The police eyes in the skies

Photo from iStock

Police face few limits on operating unmanned aircraft

For two years of his life, Sacramento County public defender Joseph Cress had the unenviable task of representing Joseph DeAngelo, perhaps the most notorious serial killer in California history.

That didn’t stop Cress from doing his due diligence and touring the scene of every known murder the Golden State Killer perpetrated in Southern California. The veteran attorney visited seven locations in Santa Barbara, Ventura and Orange counties where a masked home invader tortured couples and women between 1979 and 1986.

In Irvine, where DeAngelo raped and bludgeoned to death two women, including his last known victim, Cress parked outside one of the homes and began walking the area. Cress recalled that he was texting his co-counsel on the case when something drew his eyes upward.

A drone hovered in the sky. It seemed to be following him.

“I was feeling a tiny bit paranoid,” Cress told SN&R. “There was a part of me that thought maybe someone figured out that I was down here. … ‘Does somebody know that I’m down here doing this?’”

Cut to a few days or weeks later—Cress doesn’t remember exactly how much time passed—and he received a package of discovery evidence from the prosecution. He queued up a video and saw himself from a bird’s eye view, at the scene of the Irvine crime.

“There I am walking underneath the drone,” Cress said with a chuckle. “It’s more of a coincidence than anything else, but it was unsettling at the time.”

Cress believes the drone had been deployed to reconstruct a decades-old crime scene as part of the complex prosecution of a man believed responsible for 13 deaths and more than 50 sexual assaults in the 1970s and 1980s.

But the Trump administration’s use of aerial surveillance to monitor nationwide protests sparked by the police strangulation of George Floyd has civil liberties organizations seeking to better understand how federal agencies patrol the skies.

Cops control the skies

In August, the American Civil Liberties Union highlighted the Federal Aviation Administration’s pattern of granting airspace to law enforcement agencies while restricting it to media and community members who wanted to document police conduct. In Ferguson, Mo., following Michael Brown’s death in 2014, during the Dakota Access Pipeline protests in 2016 and over Portland in past July, the FAA granted authorities’ requests to control the sky.

“In short, this flight restriction leaves room for government agencies to use aircraft to surveil the public, but severely limits the ability of the public to record the government,” the ACLU wrote in a release announcing a Freedom of Information Act filing. “That may be how law enforcement agencies like it, but it’s exactly backward[.]”

Ángel Díaz, counsel in the Liberty & National Security Program at the Brennan Center for Justice, said the public learned in real time how police agencies were willing to use drones, facial recognition technology and social media against those who organized Black Lives Matter demonstrations in California, Pennsylvania, South Carolina and elsewhere over the summer.

“They were met with, in some situations, a full face of surveillance that they didn’t know was being used,” Díaz contended.

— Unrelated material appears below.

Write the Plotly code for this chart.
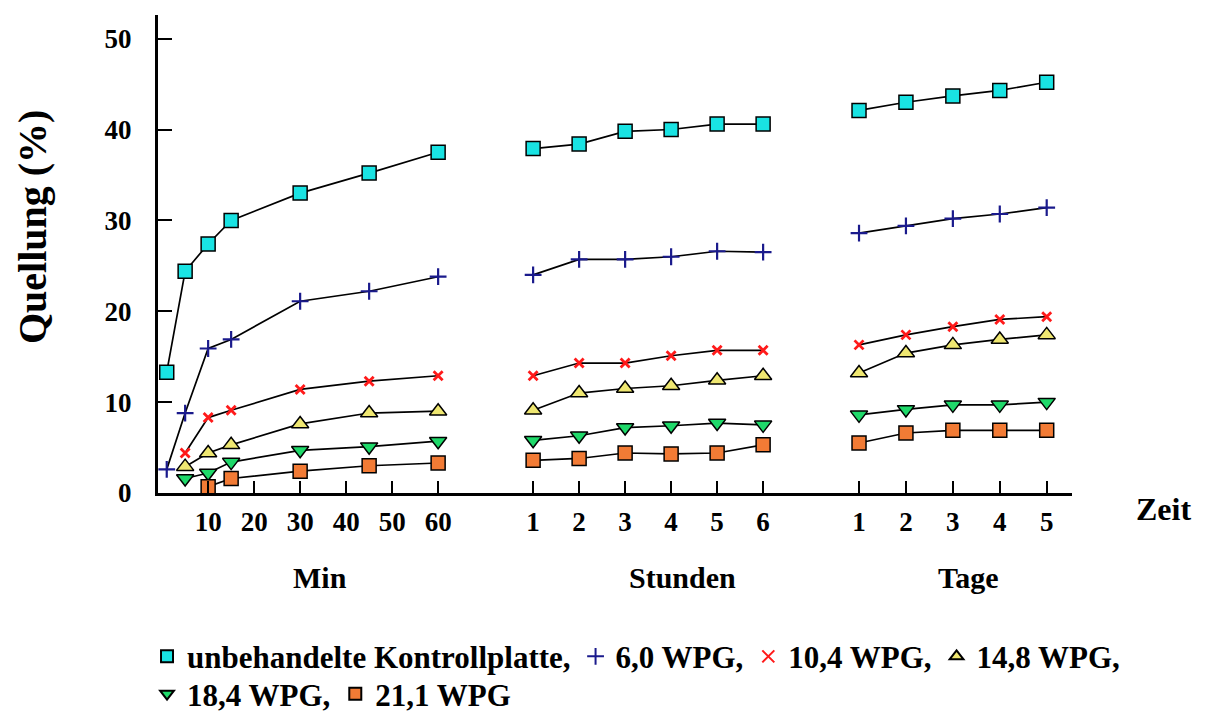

The U.S. Department of Justice only last week released a report suggesting guidelines for how law enforcement agencies implement unmanned aircraft programs.

The report, which originated from the Justice Department’s Office of Community Oriented Policing, noted that law enforcement’s use of unmanned aircraft has rapidly accelerated since 2016, and that law enforcement counts “crowd monitoring” as one of the technology’s benefits.

The report also acknowledged that “many community members have legitimate concerns about the use of drones by anyone, including the police, because of the privacy issues that occur when small, lightweight devices with video cameras can fly almost anywhere.”

But the cat’s already out of the bag in more than 1,000 American cities and counties where law enforcement agencies fly drones overhead, according to the Electronic Frontier Foundation’s Atlas of Surveillance.

Not so remote controlled

The foundation’s open-source research project shows that the drone seen by Cress could have been piloted by one of four police departments in Orange County, including the Irvine Police Department, which acquired a DJI Matrice 210 drone in 2018.

Four hundred miles north, the Sacramento, Elk Grove, Citrus Heights and Folsom police departments operate a total of 20 drones, according to Atlas of Surveillance data.

In March, the city of Sacramento said its police department, which operates a dozen drones, “started to use drones to provide an option for officers to conduct area searches, building searches or searches for missing persons.”

California state law restricts the use of civilian-piloted drones over correctional facilities, but otherwise leaves it up to the FAA to regulate the use of unmanned aircraft.

The Justice Department report recommends that law enforcement agencies research existing laws and conduct community outreach before implementing their drone programs, recommendations that come too late for hundreds of agencies.

“Drones are quickly becoming one of the most innovative and effective technologies used by police agencies today,” Chuck Wexler, executive director of the Police Executive Research Forum, wrote in the Justice Department report. “Yet, despite the exponential increase in the number of agencies using drones, there is still a lack of clarity on how police should launch a drone program.”